RadioVOP recently visited the district where scores of villagers sell the fruit to travellers and visitors at different shopping centres along the Binga-Cross Dete road.

 

Those spoken to said wild fruits are their only source of livelihood following a very dry 2016 farming season which left farmers with no meaningful harvest and a fishing industry which has since seen government impose permits valued at $500 and are only issued in Harare.

 

“The Nchenje fruits is extraordinarily plenty this year and has become our source of food,” said Maria Mudenda who sells at Manjolo Business Centre.

 

She said the process of gathering the fruits involves waking up early in the morning to pick it as villagers often find themselves competing for it with wild animals such as baboons, monkeys, jackals and civet as well as fruit-eating birds.

 

“I wake up as early as 4am with my children to go and gather the fruits in the bush. In the morning, we take turns to come to the market while others continue looking for the fruits in the bush,” said Mudenda.

 

A 5 litre container filled with nchenje costs a mere $1.

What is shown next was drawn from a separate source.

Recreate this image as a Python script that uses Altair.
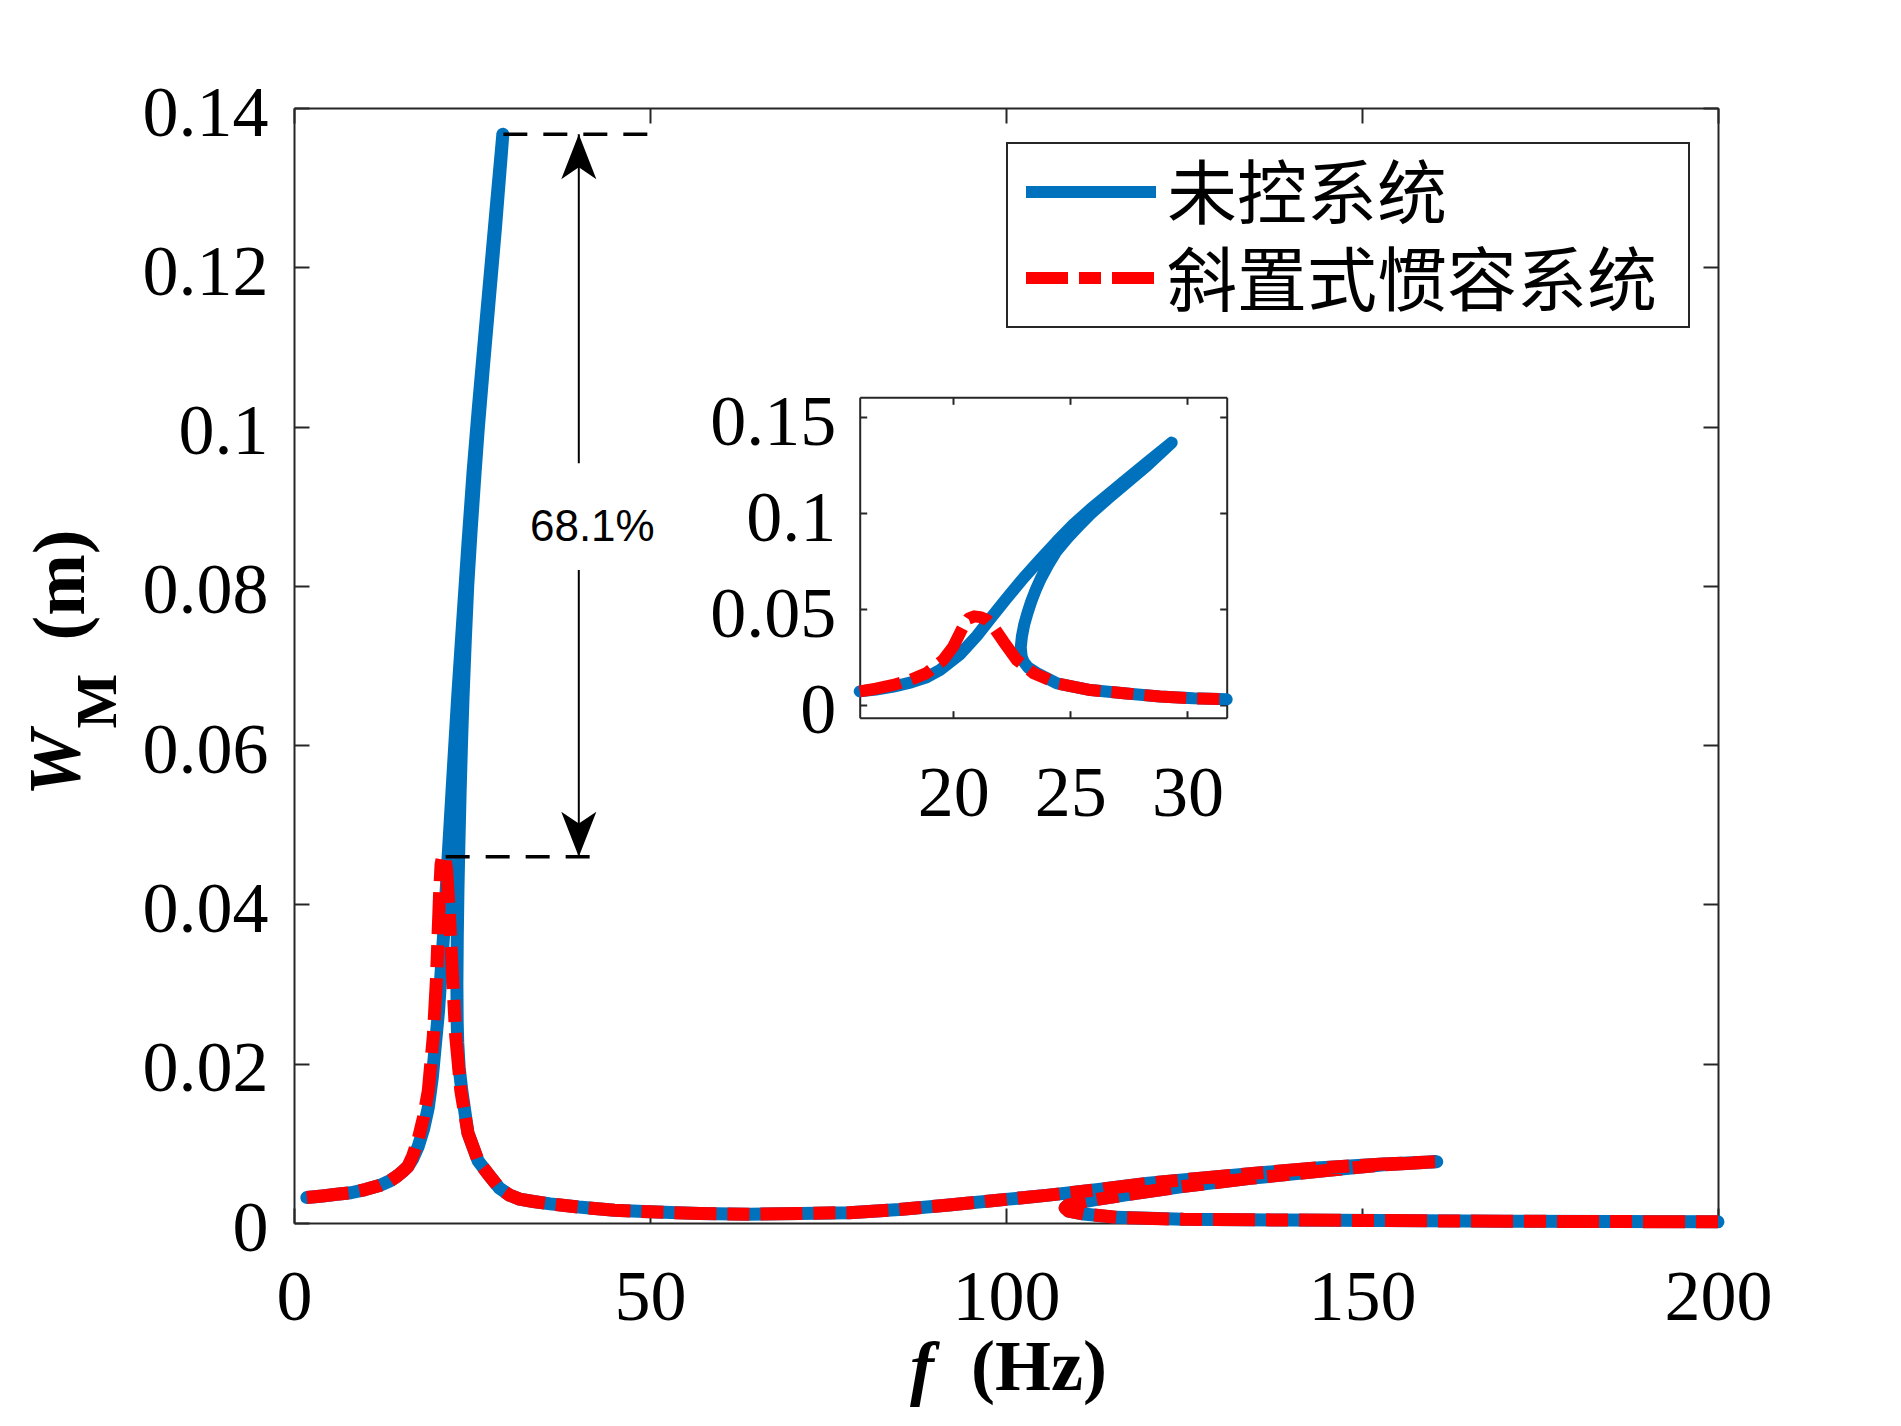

A life dependant on fruits is now common in Binga with fruits such as pink/red ivory (umnyiyi), wild berries (Umtshwankela), wild medlar (umviyo), apricot sourberry (umqokolo), baobab fruit and others popular.

Anna Dube from Sianzyundu said they were also selling fruits as far as Cross Dete about 100km away.

 Chief Sikalenga implored government to increase grain distribution in the area.

“The drought situation is critical such that people now live on fruits which they also sell to travellers to raise money.

 

“The few fortunate ones who are closer to water sources have vegetables and tomatoes to sell but the majority rely solely on wild fruits. Food for work grain comes occasionally and it’s not really helping the situation,” said Chief Sikalenga.

 

Chief Dobola echoed the same sentiments saying a majority of families were going without food.

 

There have been calls for urgent intervention with food aid into the district whose population is about 38 000.

 

Some villagers are even selling their livestock for a song, with a goat going for less than $20.

 Early this year, the United Nations declared Binga as the worst drought hit district in the country with the highest number of malnourished children and school dropouts, where about 18 000 minors faced severe malnutrition owing to food shortages.

 

Further, according to the Zimbabwe Vulnerability Assessment Committee (ZImVAC) first quarter report, Binga was fourth ranked in terms of food insecurity, as 32,8 percent of its households were food insecure.

 The numbers could have trebled by now as close to 4 million people in the country face hunger.

 Government initiated a food relief programme for vulnerable groups as well as a feeding scheme for pupils in schools but these have not been effective in Binga as grain fails to reach villages owing to the poor state of roads.

 

Binga District Administrator Lydia Banda recently said transporters contracted to carry grain shunned remote parts of the district because of poor roads.

Government had to use army trucks to areas such as Chunga, Siabua, Simbala and parts of Siachilaba.